Weigh what you care about
| Axis | What to look for | Why it matters |
|---|---|---|
| Pays artists fairly | Direct sales, user-centric or fan-powered models, co-ops, transparent payout logic | Access is not the same as compensation |
| Open / DRM-free | Downloadable files, owned media, open-source platforms, no device lock-in | Music you own survives app changes, account loss, and catalog removals |
| Privacy | Less profiling, fewer ads, no giant data ecosystem | Listening history can reveal mood, religion, politics, identity, and routine |
| Catalog breadth | Major labels, indie catalogs, local scenes, uploads, DJ/genre depth | A fair service still has to contain the music you need |
| Easy and free | Free tier, library access, accessibility features, device support | The ethical option has to be usable in real life |
Turn fandom into one direct action
Streaming is a weak signal until it becomes a relationship. When an artist keeps showing up in your week, pick one direct action instead of hoping the stream count does enough.

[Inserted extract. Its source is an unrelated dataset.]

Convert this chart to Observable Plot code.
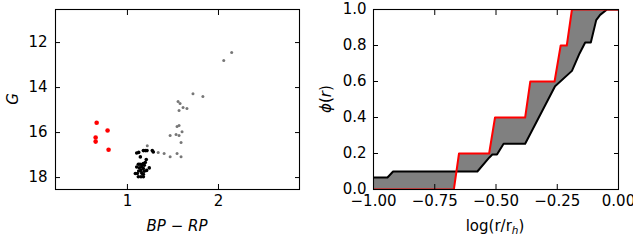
<!DOCTYPE html>
<html>
<head>
<meta charset="utf-8">
<script src="https://cdn.jsdelivr.net/npm/d3@7"></script>
<script src="https://cdn.jsdelivr.net/npm/@observablehq/plot@0.6"></script>
<style>
  html, body { margin: 0; padding: 0; background: #fff; }
  #wrap { position: relative; width: 633px; height: 248px; overflow: hidden; font-family: "DejaVu Sans", sans-serif; }
  #left, #right { position: absolute; top: 0; }
  #left { left: 0; }
  #right { left: 316px; }
</style>
</head>
<body>
<div id="wrap"><div id="left"></div><div id="right"></div></div>
<script>
// ---- Left panel data (colour–magnitude diagram) ----
const redBP = [0.662, 0.782, 0.651, 0.651, 0.793];
const redG  = [15.56, 15.91, 16.22, 16.40, 16.76];

const grayBP = [2.145, 2.058, 1.720, 1.829, 1.556, 1.578, 1.611, 1.654, 1.567, 1.545, 1.567,
                1.600, 1.469, 1.534, 1.567, 1.589, 1.218, 1.338, 1.403, 1.469, 1.545, 1.589];
const grayG  = [12.44, 12.80, 14.27, 14.40, 14.62, 14.71, 14.89, 14.93, 15.02, 15.73, 15.69,
                15.96, 16.13, 16.09, 16.13, 16.44, 16.58, 16.89, 16.93, 17.07, 16.93, 17.07];

const blackBP = [1.102, 1.124, 1.142, 1.175, 1.196, 1.215, 1.273, 1.284, 1.207, 1.196, 1.175,
                 1.120, 1.138, 1.157, 1.185, 1.102, 1.131, 1.157, 1.175, 1.240, 1.211, 1.185,
                 1.146, 1.124, 1.087, 1.109, 1.157, 1.175, 1.120, 1.149, 1.175];
const blackG  = [16.91, 16.88, 17.08, 16.80, 16.80, 16.80, 16.80, 16.86, 17.20, 17.33, 17.38,
                 17.41, 17.41, 17.42, 17.45, 17.53, 17.56, 17.53, 17.60, 17.57, 17.68, 17.72,
                 17.68, 17.71, 17.82, 17.82, 17.80, 17.85, 17.96, 17.96, 17.96];

const leftXTicks = [1, 2];
const leftYTicks = [12, 14, 16, 18];

// ---- Right panel data (cumulative radial distributions) ----
const blackLogR = [-1, -0.943, -0.920, -0.576, -0.527, -0.515, -0.496, -0.469, -0.381, -0.259,
                   -0.190, -0.159, -0.136, -0.113, -0.091, -0.075, -0.047, 0];
const blackPhi  = [0.067, 0.067, 0.100, 0.100, 0.178, 0.194, 0.194, 0.254, 0.254, 0.574,
                   0.659, 0.756, 0.817, 0.817, 0.941, 0.970, 1.000, 1.000];

const redLogR = [-1, -0.672, -0.651, -0.528, -0.504, -0.381, -0.360, -0.261, -0.236, -0.211, -0.190, 0];
const redPhi  = [0, 0, 0.2, 0.2, 0.4, 0.4, 0.6, 0.6, 0.8, 0.8, 1.0, 1.0];

const rightXTicks = [-1, -0.75, -0.5, -0.25, 0];
const rightYTicks = [0, 0.2, 0.4, 0.6, 0.8, 1.0];

// ---- build tables ----
const zip = (xs, ys) => xs.map((x, i) => ({x, y: ys[i]}));
const redPts = zip(redBP, redG);
const grayPts = zip(grayBP, grayG);
const blackPts = zip(blackBP, blackG);
const blackCurve = zip(blackLogR, blackPhi);
const redCurve = zip(redLogR, redPhi);
const band = [...blackCurve, ...redCurve.slice().reverse()];

const FONT = "DejaVu Sans";
const FS = 15;
const common = {
  height: 248,
  marginTop: 9,
  marginBottom: 59,
  style: {fontFamily: FONT, fontSize: FS + "px", color: "black", background: "white", overflow: "hidden"}
};

function tickMarks(xTicks, yTicks, fmtX, fmtY, padY) {
  return [
    Plot.axisX(xTicks, {anchor: "bottom", tickSize: -5, fill: "none", label: null}),
    Plot.axisX(xTicks, {anchor: "top", tickSize: -5, fill: "none", label: null}),
    Plot.axisY(yTicks, {anchor: "left", tickSize: -5, fill: "none", label: null}),
    Plot.axisY(yTicks, {anchor: "right", tickSize: -5, fill: "none", label: null}),
    Plot.axisX(xTicks, {anchor: "bottom", tickSize: 0, tickPadding: 6, stroke: "none", label: null,
                        tickFormat: fmtX, fontSize: FS, fill: "black"}),
    Plot.axisY(yTicks, {anchor: "left", tickSize: 0, tickPadding: padY, stroke: "none", label: null,
                        tickFormat: fmtY, fontSize: FS, fill: "black"})
  ];
}

const left = Plot.plot({
  ...common,
  width: 316,
  marginLeft: 55,
  marginRight: 17,
  x: {domain: [0.21, 2.89]},
  y: {domain: [10.53, 18.53], reverse: true},
  marks: [
    Plot.dot(grayPts, {x: "x", y: "y", r: 1.5, fill: "#777", stroke: "none"}),
    Plot.dot(blackPts, {x: "x", y: "y", r: 1.8, fill: "black", stroke: "none"}),
    Plot.dot(redPts, {x: "x", y: "y", r: 2.3, fill: "red", stroke: "none"}),
    ...tickMarks(leftXTicks, leftYTicks, d => String(d), d => String(d), 8),
    Plot.frame({stroke: "black", strokeWidth: 1.1})
  ]
});
document.getElementById("left").appendChild(left);

const right = Plot.plot({
  ...common,
  width: 317,
  marginLeft: 57,
  marginRight: 15,
  x: {domain: [-1, 0]},
  y: {domain: [0, 1]},
  marks: [
    Plot.line(band, {x: "x", y: "y", fill: "#808080", stroke: "none", clip: true}),
    Plot.line(blackCurve, {x: "x", y: "y", stroke: "black", strokeWidth: 2, clip: true}),
    Plot.line(redCurve, {x: "x", y: "y", stroke: "red", strokeWidth: 2, clip: true}),
    ...tickMarks(rightXTicks, rightYTicks, d3.format(".2f"), d3.format(".1f"), 7),
    Plot.frame({stroke: "black", strokeWidth: 1.1})
  ]
});
document.getElementById("right").appendChild(right);

// ---- axis titles ----
function addText(svg, x, y, rotate, parts) {
  const t = d3.select(svg).append("text")
    .attr("transform", `translate(${x},${y})` + (rotate ? ` rotate(${rotate})` : ""))
    .attr("text-anchor", "middle")
    .attr("font-family", FONT)
    .attr("font-size", FS)
    .attr("fill", "black");
  for (const p of parts) {
    const s = t.append("tspan").text(p.t);
    if (p.italic) s.attr("font-style", "italic");
    if (p.size) s.attr("font-size", p.size);
    if (p.dy) s.attr("dy", p.dy);
  }
}
addText(left, 18, 99, -90, [{t: "G", italic: true}]);
addText(left, 177, 231, 0, [{t: "BP", italic: true}, {t: " − "}, {t: "RP", italic: true}]);
addText(right, 331 - 316, 99, -90, [{t: "ϕ", italic: true}, {t: "("}, {t: "r", italic: true}, {t: ")"}]);
addText(right, 495 - 316, 231, 0, [{t: "log(r/r"}, {t: "h", italic: true, size: 10.5, dy: 3}, {t: ")", dy: -3}]);
</script>
</body>
</html>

| Moment | Direct action | Why it helps |
|---|---|---|
| you replay an artist for weeks | buy a track, album, or DRM-free download | creates a clearer payment event and a copy you keep |
| a release matters to you | buy merch, vinyl, CD, zine, or a bundle from the artist | routes more value through the artist's own channel |
| an artist comes near you | buy a ticket, bring a friend, or use the merch table | supports artists, venues, crews, and local scenes |
| money is tight | join the mailing list, request them locally, share an official link | attention can still move through artist-controlled channels |
| you worry about lock-in | keep favorite albums as local files where possible | reduces dependence on one catalog, app, or recommendation system |
The useful threshold is not moral purity. It is noticing when music has crossed from background access into real attachment, then making one move that the artist can actually feel.
The basic economics
Most mainstream streaming is pooled. Subscribers and advertisers pay into a system, platforms take their share, and royalties are allocated through labels, publishers, distributors, and rights holders. Spotify's Loud & Clear project is useful because it explains that streaming money flows through the music-rights system, not straight from your play button to the artist.
That is why "per stream" numbers are a slippery shortcut. They vary by country, subscription type, label deal, publishing split, fraud rules, exchange rates, and who owns the recording and composition. A superstar, an independent artist, a session player, a songwriter, and a label can all experience the same stream differently.
For a listener, the practical truth is simpler: one stream is weak support. A purchase, ticket, membership, tip, or direct subscription is strong support.
Stream broadly, buy deeply
Streaming is excellent for sampling, playlists, discovery, accessibility, and avoiding wasteful purchases. It is a library shelf, radio dial, and recommendation engine all at once. Use it that way.
Then, when an artist becomes part of your life, switch modes. Buy the album. Buy the shirt at the show. Join their Patreon or mailing list. Purchase the track on a direct platform. Pay for the thing you would be sad to lose.
Bandcamp is the clearest default for this because it is built around artist sales rather than pure rental access. Its help pages also list platform fees directly: 15% on digital items, 10% on physical goods, with the digital fee dropping for higher-selling artists. Qobuz is useful when you want a mainstream-ish catalog plus DRM-free purchased downloads. Physical records and CDs can also be strong support when bought directly from artists or independent shops.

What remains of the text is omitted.